- Kamarcheh Location within Iran
- Coordinates: 35°31′04″N 61°08′33″E﻿ / ﻿35.51778°N 61.14250°E
- Country: Iran
- Province: Razavi Khorasan
- County: Salehabad
- District: Jannatabad
- Rural District: Ostay

Population (2016)
- • Total: 107
- Time zone: UTC+3:30 (IRST)

= Kamarcheh =

Village in Razavi Khorasan province, Iran

Kamarcheh (كمرچه) (Note: Also known as Kamarcheh-ye Şamad Khān) is a village in Ostay Rural District of Jannatabad District in Salehabad County, Razavi Khorasan province, Iran.

==Demographics==
===Population===
At the time of the 2006 National Census, the village's population was 139 in 29 households, when it was in Jannatabad Rural District of the former Salehabad District in Torbat-e Jam County.
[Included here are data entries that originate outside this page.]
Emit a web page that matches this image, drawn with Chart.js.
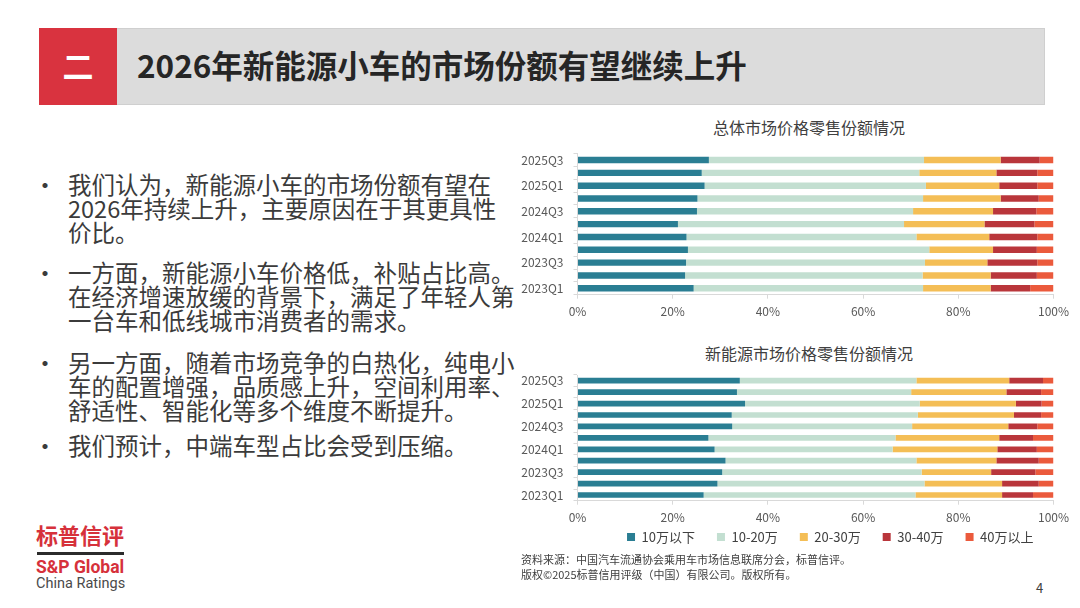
<!DOCTYPE html>
<html lang="zh-CN">
<head>
<meta charset="utf-8">
<title>2026年新能源小车的市场份额有望继续上升</title>
<script src="https://cdn.jsdelivr.net/npm/chart.js@4.4.1/dist/chart.umd.min.js"></script>
<style>
  body {
    margin: 0;
    width: 1080px;
    height: 608px;
    overflow: hidden;
    position: relative;
    background: #fff;
    font-family: "Noto Sans CJK SC", "Noto Sans", sans-serif;
    color: #3b3b3b;
  }
  .abs { position: absolute; }
  #header { left: 39px; top: 28px; width: 1006px; height: 77px; background: #dcdcdc; box-shadow: inset 0 0 0 1px #cfcfcf; }
  #num { left: 39px; top: 28px; width: 78px; height: 77px; background: #d9333f; color: #fff; font-size: 31px; font-weight: bold; text-align: center; line-height: 73px; }
  #title { left: 137px; top: 28px; line-height: 73px; font-size: 31.5px; font-weight: bold; color: #262626; white-space: nowrap; }
  .para { left: 68px; font-size: 23.5px; line-height: 24px; white-space: nowrap; }
  .dot { left: 33px; width: 20px; text-align: center; font-size: 24px; line-height: 24px; }
  .ctitle { left: 609px; width: 400px; text-align: center; font-size: 16px; line-height: 20px; color: #404040; }
  canvas { position: absolute; }
  #src { left: 521px; top: 552px; font-size: 11px; line-height: 15px; color: #404040; white-space: nowrap; }
  #page { left: 1036px; top: 579px; font-size: 13px; line-height: 18px; color: #404040; }
  #logo-cn { left: 36px; top: 522px; font-size: 22px; line-height: 24px; font-weight: bold; color: #d6313b; white-space: nowrap; }
  #logo-line { left: 37px; top: 552px; width: 87px; height: 2.5px; background: #2b2b2b; }
  #logo-en { left: 36px; top: 557px; font-family: Roboto, "Liberation Sans", sans-serif; font-size: 17.5px; line-height: 20px; font-weight: bold; color: #d6313b; white-space: nowrap; }
  #logo-sub { left: 36px; top: 575px; font-family: Roboto, "Liberation Sans", sans-serif; font-size: 14.5px; line-height: 17px; color: #4a4a4a; white-space: nowrap; }
</style>
</head>
<body>
  <!-- 标题栏 -->
  <div id="header" class="abs"></div>
  <div id="num" class="abs">二</div>
  <div id="title" class="abs">2026年新能源小车的市场份额有望继续上升</div>

  <!-- 左侧要点 -->
  <div class="abs dot" style="top:172px">•</div>
  <div class="abs para" style="top:172px">我们认为，新能源小车的市场份额有望在<br>2026年持续上升，主要原因在于其更具性<br>价比。</div>
  <div class="abs dot" style="top:260px">•</div>
  <div class="abs para" style="top:260px">一方面，新能源小车价格低，补贴占比高。<br>在经济增速放缓的背景下，满足了年轻人第<br>一台车和低线城市消费者的需求。</div>
  <div class="abs dot" style="top:350px">•</div>
  <div class="abs para" style="top:350px">另一方面，随着市场竞争的白热化，纯电小<br>车的配置增强，品质感上升，空间利用率、<br>舒适性、智能化等多个维度不断提升。</div>
  <div class="abs dot" style="top:433px">•</div>
  <div class="abs para" style="top:433px">我们预计，中端车型占比会受到压缩。</div>

  <!-- 图表 -->
  <div class="abs ctitle" style="top:117px">总体市场价格零售份额情况</div>
  <canvas id="chartTotal" width="570" height="195" style="left:505px; top:135px; width:570px; height:195px;"></canvas>
  <div class="abs ctitle" style="top:343px">新能源市场价格零售份额情况</div>
  <canvas id="chartNev" width="570" height="212" style="left:505px; top:357px; width:570px; height:212px;"></canvas>

  <div id="src" class="abs">资料来源：中国汽车流通协会乘用车市场信息联席分会，标普信评。<br>版权©2025标普信用评级（中国）有限公司。版权所有。</div>
  <div id="page" class="abs">4</div>

  <!-- 标志 -->
  <div id="logo-cn" class="abs">标普信评</div>
  <div id="logo-line" class="abs"></div>
  <div id="logo-en" class="abs">S&amp;P Global</div>
  <div id="logo-sub" class="abs">China Ratings</div>

<script>
// =============================
// DATOS
// =============================
const quarters = [
  "2023Q1", "2023Q2", "2023Q3", "2023Q4",
  "2024Q1", "2024Q2", "2024Q3", "2024Q4",
  "2025Q1", "2025Q2", "2025Q3",
];
const seriesNames = ["10万以下", "10-20万", "20-30万", "30-40万", "40万以上"];
const seriesColors = ["#2a7e93", "#c3dfd1", "#f4be56", "#b9363b", "#eb5a3c"];
const xTickStep = 20;

// 总体市场 (%)
const totalBelow10 = [24.4, 22.6, 22.8, 23.2, 22.9, 21.1, 25.1, 25.2, 26.7, 26.1, 27.6];
const total10to20 = [48.2, 49.9, 50.2, 50.7, 48.3, 47.5, 45.4, 47.4, 46.5, 45.7, 45.2];
const total20to30 = [14.2, 14.3, 13.1, 13.4, 15.3, 16.9, 16.8, 16.3, 15.4, 16.2, 16.1];
const total30to40 = [8.3, 9.7, 10.5, 9.2, 10.1, 10.5, 9.1, 8.0, 8.0, 8.6, 8.2];
const totalAbove40 = [4.9, 3.5, 3.4, 3.5, 3.4, 4.0, 3.6, 3.1, 3.4, 3.4, 2.9];

// 新能源市场 (%)
const nevBelow10 = [26.5, 29.4, 30.4, 31.1, 28.8, 27.5, 32.5, 32.4, 35.2, 33.5, 34.1];
const nev10to20 = [44.5, 43.5, 41.9, 40.1, 37.4, 39.3, 37.8, 39.1, 36.7, 36.6, 37.1];
const nev20to30 = [18.2, 16.3, 14.6, 16.8, 22.0, 21.8, 20.2, 20.2, 20.2, 20.0, 19.5];
const nev30to40 = [6.5, 7.7, 9.3, 8.9, 8.3, 7.1, 6.1, 5.7, 5.4, 7.3, 7.1];
const nevAbove40 = [4.3, 3.1, 3.8, 3.1, 3.5, 4.3, 3.4, 2.6, 2.5, 2.6, 2.2];

Chart.defaults.font.family = '"Noto Sans CJK SC", "Noto Sans", sans-serif';
Chart.defaults.color = "#595959";

// arma los datasets apilados
function buildDatasets(seriesData) {
  return seriesData.map((data, i) => ({
    label: seriesNames[i],
    data: data,
    backgroundColor: seriesColors[i],
    borderWidth: 0,
    barPercentage: 0.5,
    categoryPercentage: 1.0,
  }));
}

// opciones comunes de ambos gráficos
function buildOptions(padding, legend) {
  return {
    indexAxis: "y",
    responsive: false,
    animation: false,
    layout: { padding: padding },
    plugins: {
      legend: legend,
      tooltip: { enabled: false },
    },
    scales: {
      x: {
        stacked: true,
        min: 0,
        max: 100,
        border: { color: "#d9d9d9" },
        grid: { drawOnChartArea: false, color: "#d9d9d9", tickLength: 4 },
        ticks: {
          stepSize: xTickStep,
          padding: 6,
          font: { size: 12 },
          callback: (v) => v + "%",
        },
        afterFit: (scale) => { scale.height = 26; },
      },
      y: {
        stacked: true,
        reverse: true,
        border: { color: "#d9d9d9" },
        grid: { drawOnChartArea: false, color: "#d9d9d9", tickLength: 4, offset: true },
        ticks: {
          autoSkip: false,
          padding: 10,
          font: { size: 12 },
          // solo se muestra uno de cada dos trimestres
          callback: function (v, i) {
            return i % 2 === 0 ? this.getLabelForValue(v) : "";
          },
        },
        afterFit: (scale) => { scale.width = 72.5; },
      },
    },
  };
}

// sube la leyenda para que quede pegada a las etiquetas del eje
const legendLift = {
  id: "legendLift",
  afterLayout(chart) {
    const lg = chart.legend;
    if (!lg) return;
    lg.top = 151.5;
    lg.bottom = lg.top + lg.height;
  },
};

// 总体市场价格零售份额情况
new Chart(document.getElementById("chartTotal"), {
  type: "bar",
  data: {
    labels: quarters,
    datasets: buildDatasets([totalBelow10, total10to20, total20to30, total30to40, totalAbove40]),
  },
  options: buildOptions({ top: 18.6, right: 19.5, bottom: 9.3, left: 0 }, { display: false }),
});

// 新能源市场价格零售份额情况
new Chart(document.getElementById("chartNev"), {
  type: "bar",
  data: {
    labels: quarters,
    datasets: buildDatasets([nevBelow10, nev10to20, nev20to30, nev30to40, nevAbove40]),
  },
  options: buildOptions({ top: 18, right: 19.5, bottom: 2.3, left: 0 }, {
    position: "bottom",
    align: "end",
    maxHeight: 40,
    labels: {
      boxWidth: 8,
      boxHeight: 8,
      padding: 22,
      color: "#404040",
      font: { size: 13 },
    },
  }),
  plugins: [legendLift],
});
</script>
</body>
</html>
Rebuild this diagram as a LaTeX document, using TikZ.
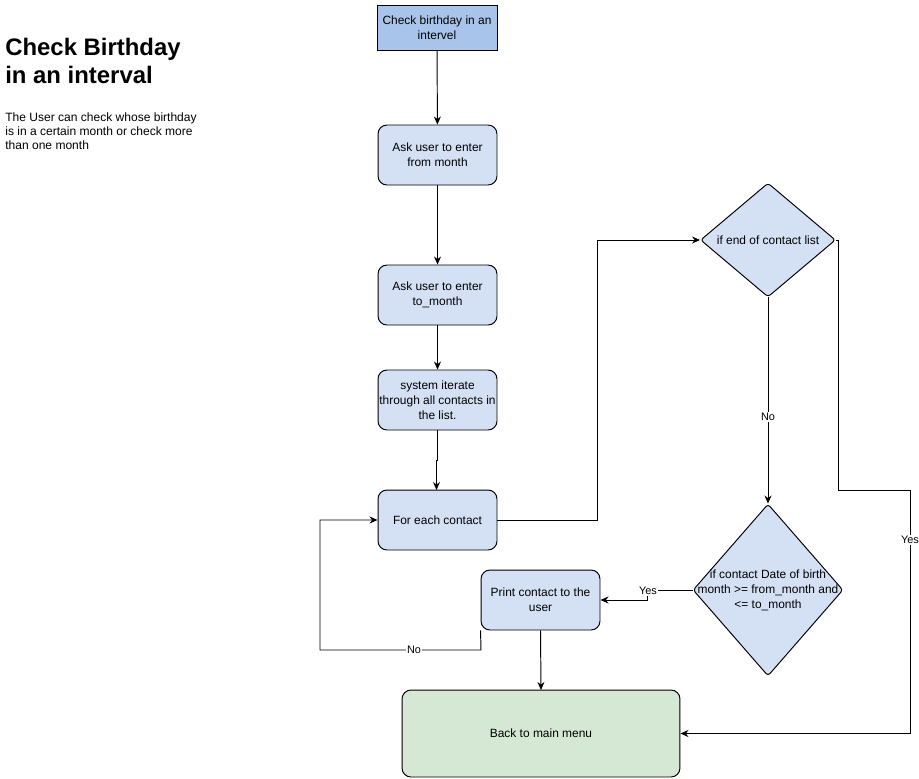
\documentclass[tikz,border=0pt]{standalone}
\usepackage{fontspec}
\setmainfont{Liberation Sans}
\usetikzlibrary{arrows.meta,shapes.geometric}

\definecolor{startblue}{HTML}{A9C4EB}
\definecolor{boxblue}{HTML}{D4E1F5}
\definecolor{menugreen}{HTML}{D5E8D4}

\tikzset{
	box/.style={draw=black, fill=boxblue, rounded corners=0.18cm, line width=0.55pt, align=center, inner sep=0pt, font=\fontsize{6.8}{8.5}\selectfont},
	startbox/.style={draw=black, fill=startblue, line width=0.55pt, align=center, inner sep=0pt, font=\fontsize{6.8}{8.5}\selectfont},
	decide/.style={draw=black, fill=boxblue, diamond, rounded corners=0.06cm, line width=0.55pt, inner sep=0pt},
	txt/.style={align=center, font=\fontsize{6.8}{8.5}\selectfont},
	lbl/.style={fill=white, inner sep=0.5pt, font=\fontsize{6.2}{7}\selectfont},
	arr/.style={line width=0.55pt, -{Stealth[length=0.16cm, width=0.14cm]}},
}

\begin{document}
\begin{tikzpicture}[x=0.02cm, y=-0.02cm]
			%%%%% START %%%%%
			\useasboundingbox (0, 0) rectangle (919, 778);
			
			% heading
			\node[anchor=north west, align=left, inner sep=0pt, font=\fontsize{13.6}{16}\selectfont\bfseries] (title) at (5, 38) {Check Birthday\\in an interval};
			\node[anchor=north west, align=left, inner sep=0pt, font=\fontsize{6.85}{8.2}\selectfont] (about) at (5, 112) {The User can check whose birthday\\is in a certain month or check more\\than one month};
			
			% boxes
			\node[startbox, minimum width=2.4cm, minimum height=0.9cm] (start) at (437, 27.5) {Check birthday in an\\intervel};
			\node[box, minimum width=2.38cm, minimum height=1.2cm] (from) at (437.5, 155) {Ask user to enter\\from month};
			\node[box, minimum width=2.38cm, minimum height=1.2cm] (to) at (437.5, 295) {Ask user to enter\\to\_month};
			\node[box, minimum width=2.38cm, minimum height=1.2cm] (iter) at (437.5, 400) {system iterate\\through all contacts in\\the list.};
			\node[box, minimum width=2.38cm, minimum height=1.2cm] (each) at (437.5, 520) {For each contact};
			\node[box, minimum width=2.38cm, minimum height=1.2cm] (print) at (540.5, 600) {Print contact to the\\user};
			\node[box, fill=menugreen, minimum width=5.56cm, minimum height=1.74cm] (menu) at (541, 733.5) {Back to main menu};
			
			% decisions
			\node[decide, minimum width=2.7cm, minimum height=2.28cm] (end) at (768, 240) {};
			\node[txt] (endtxt) at (end) {if end of contact list};
			\node[decide, minimum width=3.0cm, minimum height=3.44cm] (match) at (768, 590) {};
			\node[txt] (matchtxt) at (match) {if contact Date of birth\\month >= from\_month and\\<= to\_month};
			
			% connectors
			\draw[arr] (start) -- (from);
			\draw[arr] (from) -- (to);
			\draw[arr] (to) -- (iter);
			\draw[arr] (iter.south) -- (437.5, 460) -- (436.5, 460) -- (436.5, 490);
			\draw[arr] (each.east) -- (597, 520) |- (end.west);
			\draw[arr] (end.south) -- node[lbl, pos=0.58] (no1) {No} (match.north);
			\draw[arr] (end.east) -- (838, 240) -- (838, 490) -- (910, 490) |- (menu.east);
			\node[lbl] (yes1) at (910, 540) {Yes};
			\draw[arr] (match.west) -- (647, 590) |- (print.east);
			\node[lbl] (yes2) at (648, 591) {Yes};
			\draw[arr] (print.south) -- (541, 690);
			\draw[arr] (print.south west) -- (481, 650) -- (320, 650) |- (each.west);
			\node[lbl] (no2) at (414, 650) {No};
			
			%%%%% END %%%%%
		\end{tikzpicture}
\end{document}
The following census in 2011 counted 120 people in 31 households. The 2016 census measured the population of the village as 107 people in 30 households.

In 2018, the district was separated from the county in the establishment of Salehabad County. The rural district was transferred to the new Jannatabad District, and Kamarcheh was transferred to Ostay Rural District created in the same district.